About the only thing the pair weren’t prepared for was 2020’s global pandemic.
“The timing was unfortunate,” Wen says, with considerable understatement. “Our release was March 27 and we went into lockdown the week before. We couldn’t come to the office.”
“It was a massive speed bump,” White says. “We had a huge amount of momentum and the hype was enormous but then Covid kicked in and undercut it and we lost all of that momentum.”
They also lost all of their sales.
“When lockdown hit New Zealand and around the world, our sales literally went to zero,” he says, before repeating it in disbelief. “For the entirety of April, it went to zero. This was concerning.”
Competitive TCGs require regular new releases throughout the year and Flesh and Blood’s second season was due for release in August. The duo were at a crossroads. They’d launched a competitive card game that required people to congregate together to play, right at the start of a global pandemic. Their sales were sitting on zero. Their dream had turned into a nightmare. Instead of slamming down the brakes, they decided to step on the gas.
“We thought we can’t stop making products. Let’s just do it and hope we can get it out,” White says. “If the world had gone to Armageddon we’d have put it in the warehouse and waited until it was good to go.”
If he who dares win, the duo have hit the jackpot. A month after the sales tanked, things slowly began picking back up as stuck-at-home American influencers and YouTubers started regularly streaming themselves playing the game. A second wave of hype, much more intense than the first, swelled as people clamoured for product they couldn’t get due to the pandemic-induced scarcity.
This set the collectors market ablaze with desirable and rare cards from the first edition selling for more than US$3000 each.

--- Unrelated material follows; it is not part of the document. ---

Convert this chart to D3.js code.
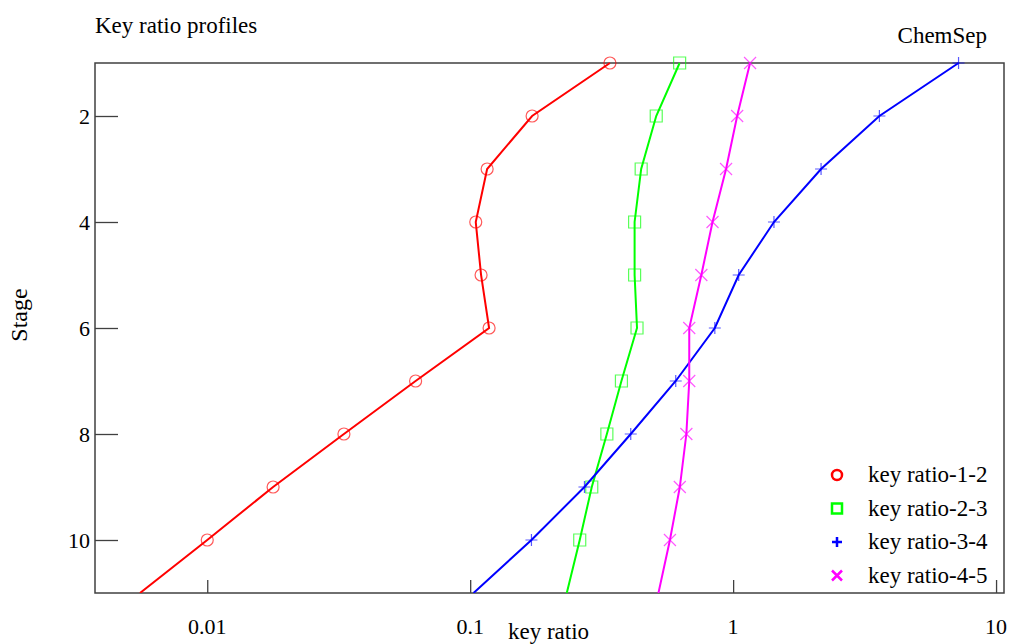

Flesh and Blood had literally gone from zero to hero in just over a year. The game White and Wen beavered away at for over seven years is now the biggest trading card game in America. They ‘d done it.

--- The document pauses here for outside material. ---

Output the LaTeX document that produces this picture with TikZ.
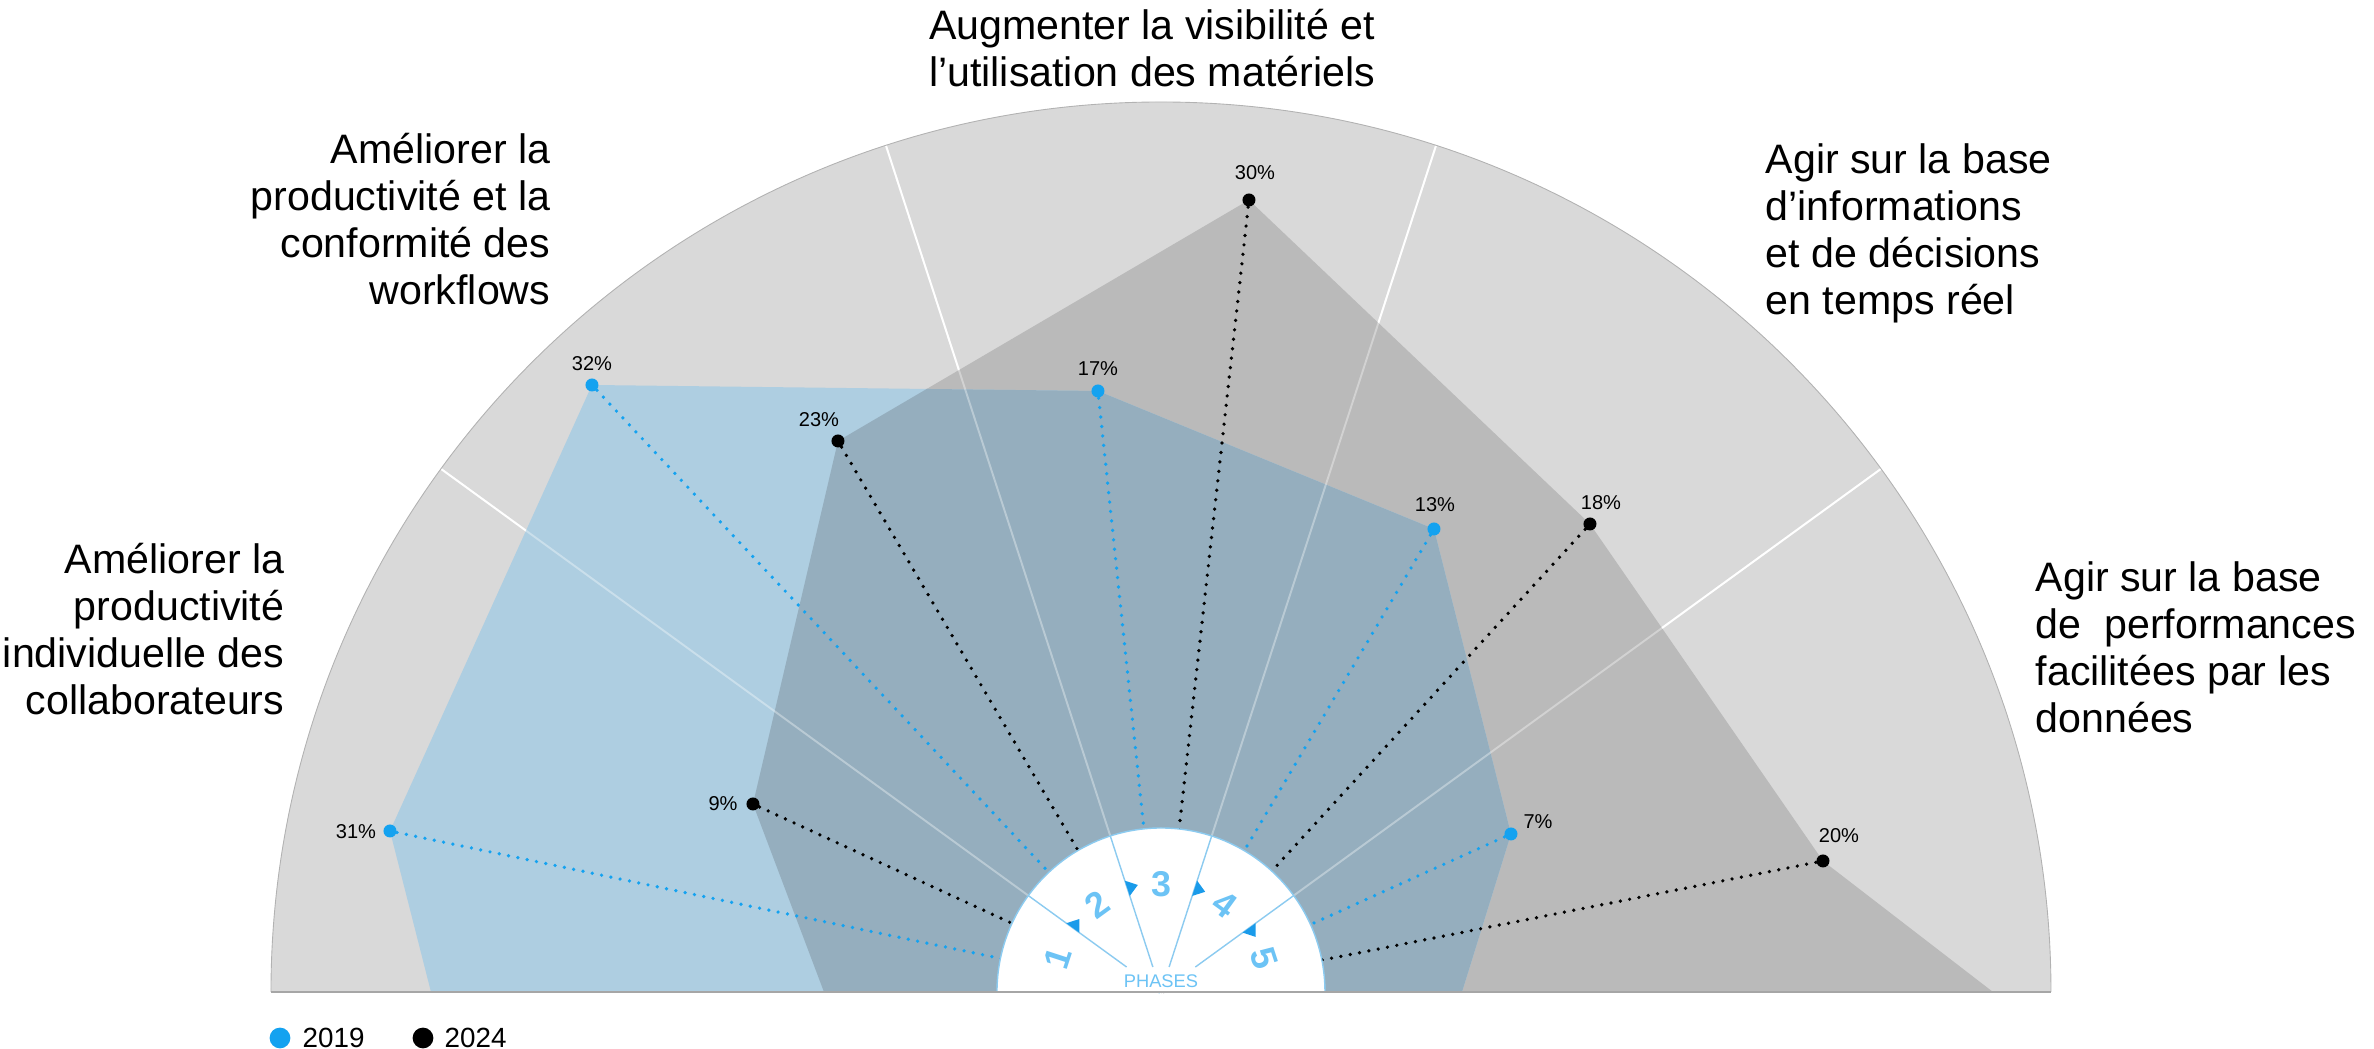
\documentclass[tikz,border=0pt]{standalone}
\usepackage{fontspec}
\setmainfont{Liberation Sans}
\definecolor{sectorgrey}{HTML}{D9D9D9}
\definecolor{grey24}{HTML}{BABABA}
\definecolor{blue19}{HTML}{AECEE1}
\definecolor{mix}{HTML}{95AEBE}
\definecolor{dotblue}{HTML}{14A2F0}
\definecolor{phaseblue}{HTML}{6CC3F5}
\definecolor{tipblue}{HTML}{1A9BEA}
\definecolor{rimblue}{HTML}{8CCBF0}

\begin{document}
\begin{tikzpicture}[
    x=0.01cm, y=0.01cm,
    point19/.style={circle, fill=dotblue, minimum size=3.7pt, inner sep=0pt},
    point24/.style={circle, fill=black, minimum size=3.7pt, inner sep=0pt},
    link19/.style={dotblue, line width=1.05pt, line cap=round, dash pattern=on 0pt off 2.7pt},
    link24/.style={black, line width=1.05pt, line cap=round, dash pattern=on 0pt off 2.7pt},
    pct/.style={inner sep=0pt, font=\fontsize{5.7}{6}\selectfont},
    goal/.style={inner sep=0pt, font=\fontsize{11.7}{13.4}\selectfont},
    phase/.style={inner sep=0pt, text=phaseblue, font=\fontsize{10.2}{11}\selectfont\bfseries},
    spoke/.style={white, line width=0.55pt},
    rim/.style={rimblue, line width=0.4pt},
    legend/.style={inner sep=0pt, font=\fontsize{7.9}{9}\selectfont}
]
    \useasboundingbox (-1161,-57) rectangle (1213,992);
    \coordinate (o) at (0,0);

    \coordinate (v19a) at (-771,161);
    \coordinate (v19b) at (-569,607);
    \coordinate (v19c) at (-63,601);
    \coordinate (v19d) at (273,463);
    \coordinate (v19e) at (350,158);
    \coordinate (v24a) at (-408,188);
    \coordinate (v24b) at (-323,551);
    \coordinate (v24c) at (88,792);
    \coordinate (v24d) at (429,468);
    \coordinate (v24e) at (662,131);

    \fill[sectorgrey] (-890,0) arc[start angle=180, end angle=0, radius=890] -- cycle;
    \draw[spoke] (o) -- (144:890);
    \draw[spoke] (o) -- (108:890);
    \draw[spoke] (o) -- (72:890);
    \draw[spoke] (o) -- (36:890);

    \fill[grey24] (-337,0) -- (v24a) -- (v24b) -- (v24c) -- (v24d) -- (v24e) -- (832,0) -- cycle;
    \fill[blue19] (-730,0) -- (v19a) -- (v19b) -- (v19c) -- (v19d) -- (v19e) -- (301,0) -- cycle;
    \begin{scope}
        \clip (-730,0) -- (v19a) -- (v19b) -- (v19c) -- (v19d) -- (v19e) -- (301,0) -- cycle;
        \fill[mix] (-337,0) -- (v24a) -- (v24b) -- (v24c) -- (v24d) -- (v24e) -- (832,0) -- cycle;
    \end{scope}
    \draw[spoke, opacity=0.35] (o) -- (144:890);
    \draw[spoke, opacity=0.35] (o) -- (108:890);
    \draw[spoke, opacity=0.35] (o) -- (72:890);
    \draw[spoke, opacity=0.35] (o) -- (36:890);
    \draw[gray!60, line width=0.25pt] (-890,0) arc[start angle=180, end angle=0, radius=890];

    \node[point19] (b1) at (v19a) {};
    \node[point19] (b2) at (v19b) {};
    \node[point19] (b3) at (v19c) {};
    \node[point19] (b4) at (v19d) {};
    \node[point19] (b5) at (v19e) {};
    \node[point24] (k1) at (v24a) {};
    \node[point24] (k2) at (v24b) {};
    \node[point24] (k3) at (v24c) {};
    \node[point24] (k4) at (v24d) {};
    \node[point24] (k5) at (v24e) {};

    \draw[link19] (b1) -- (o);
    \draw[link19] (b2) -- (o);
    \draw[link19] (b3) -- (o);
    \draw[link19] (b4) -- (o);
    \draw[link19] (b5) -- (o);
    \draw[link24] (k1) -- (o);
    \draw[link24] (k2) -- (o);
    \draw[link24] (k3) -- (o);
    \draw[link24] (k4) -- (o);
    \draw[link24] (k5) -- (o);

    \node[pct] (t1b) at (-805,160) {31\%};
    \node[pct] (t2b) at (-569,628) {32\%};
    \node[pct] (t3b) at (-63,623) {17\%};
    \node[pct] (t4b) at (274,487) {13\%};
    \node[pct] (t5b) at (377,170) {7\%};
    \node[pct] (t1k) at (-438,188) {9\%};
    \node[pct] (t2k) at (-342,572) {23\%};
    \node[pct] (t3k) at (94,819) {30\%};
    \node[pct] (t4k) at (440,489) {18\%};
    \node[pct] (t5k) at (678,156) {20\%};

    \fill[white] (164,0) arc[start angle=0, end angle=180, radius=164] -- cycle;
    \draw[rim] (164,0) arc[start angle=0, end angle=180, radius=164];
    \draw[gray!70, line width=0.5pt] (-890,0) -- (890,0);
    \draw[rim] (144:42.5) -- (144:164);
    \draw[rim] (108:26.3) -- (108:164);
    \draw[rim] (72:26.3) -- (72:164);
    \draw[rim] (36:42.5) -- (36:164);
    \fill[tipblue] (144:101) -- (144:117) -- (138.2:109.5) -- cycle;
    \fill[tipblue] (108:101) -- (108:117) -- (102.2:109.5) -- cycle;
    \fill[tipblue] (72:101) -- (72:117) -- (66.2:109.5) -- cycle;
    \fill[tipblue] (36:101) -- (36:117) -- (30.2:109.5) -- cycle;
    \node[phase, rotate=72] (ph1) at (162:108) {1};
    \node[phase, rotate=36] (ph2) at (126:108) {2};
    \node[phase] (ph3) at (90:108) {3};
    \node[phase, rotate=-36] (ph4) at (54:108) {4};
    \node[phase, rotate=-72] (ph5) at (18:108) {5};
    \node[inner sep=0pt, text=phaseblue, font=\fontsize{5.2}{6}\selectfont] (phases) at (0,11) {PHASES};

    \node[goal, align=right, anchor=base east] (g1) at (-876,277) {Améliorer la\\productivité\\individuelle des\\collaborateurs};
    \node[goal, align=right, anchor=base east] (g2) at (-610,687) {Améliorer la\\productivité et la\\conformité des\\workflows};
    \node[goal, align=center, anchor=base] (g3) at (-9,905) {Augmenter la visibilité et\\l’utilisation des matériels};
    \node[goal, align=left, anchor=base west] (g4) at (604,677) {Agir sur la base\\d’informations\\et de décisions\\en temps réel};
    \node[goal, align=left, anchor=base west] (g5) at (874,259) {Agir sur la base\\de~ performances\\facilitées par les\\données};

    \node[circle, fill=dotblue, minimum size=5.9pt, inner sep=0pt] (lg19dot) at (-881,-46) {};
    \node[legend, anchor=west] (lg19) at (-859,-46) {2019};
    \node[circle, fill=black, minimum size=5.9pt, inner sep=0pt] (lg24dot) at (-738,-46) {};
    \node[legend, anchor=west] (lg24) at (-717,-46) {2024};
\end{tikzpicture}
\end{document}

“I hope that we can serve as a role model for people to aspire to. Like for my daughter, the whole reason I did it was to create an example for her that you can aspire to achieve big things and that it’s worth trying your best and working really, really hard to achieve things,” White says. “As a small New Zealand start-up who’s created something that’s being enjoyed and loved all around the world, we can show other New Zealanders whatever your passion is you should follow it. You should really do everything you can to try and do something with that passion. My passion is trading card games, for someone else, it’s going to be something different.”
“I feel the same” Wen says. “I also hope people can make their own stories and live in our world for an hour or two.”
I look around the room, their world. There are artists creating its stunning cards, a writer mapping everything out, behind the closed door of the only room they don’t let me look inside, are the game’s three designers – all former Magic: The Gathering champions – imagining the cards and running the numbers that will keep players hooked for potentially decades. There are shiny gold trophies to be presented at the New Zealand Champs and large colour banners with some of the game’s characters hanging from the walls. One has the Flesh and Blood logo, a portion of Rathe’s map and the words, “Proudly made in New Zealand” emblazoned on it. These are going out to retail stores in the US to drive excitement for their planned worldwide tournaments with big cash prizes.
Almost as an aside I say, “you guys are really taking a run at Magic, eh?”. White grins but his voice is steely and determined when he answers.
“Oh yes. Yes we are.”
Flesh and Blood may be a game but his reply leaves me in no doubt that he and Wen are not playing around.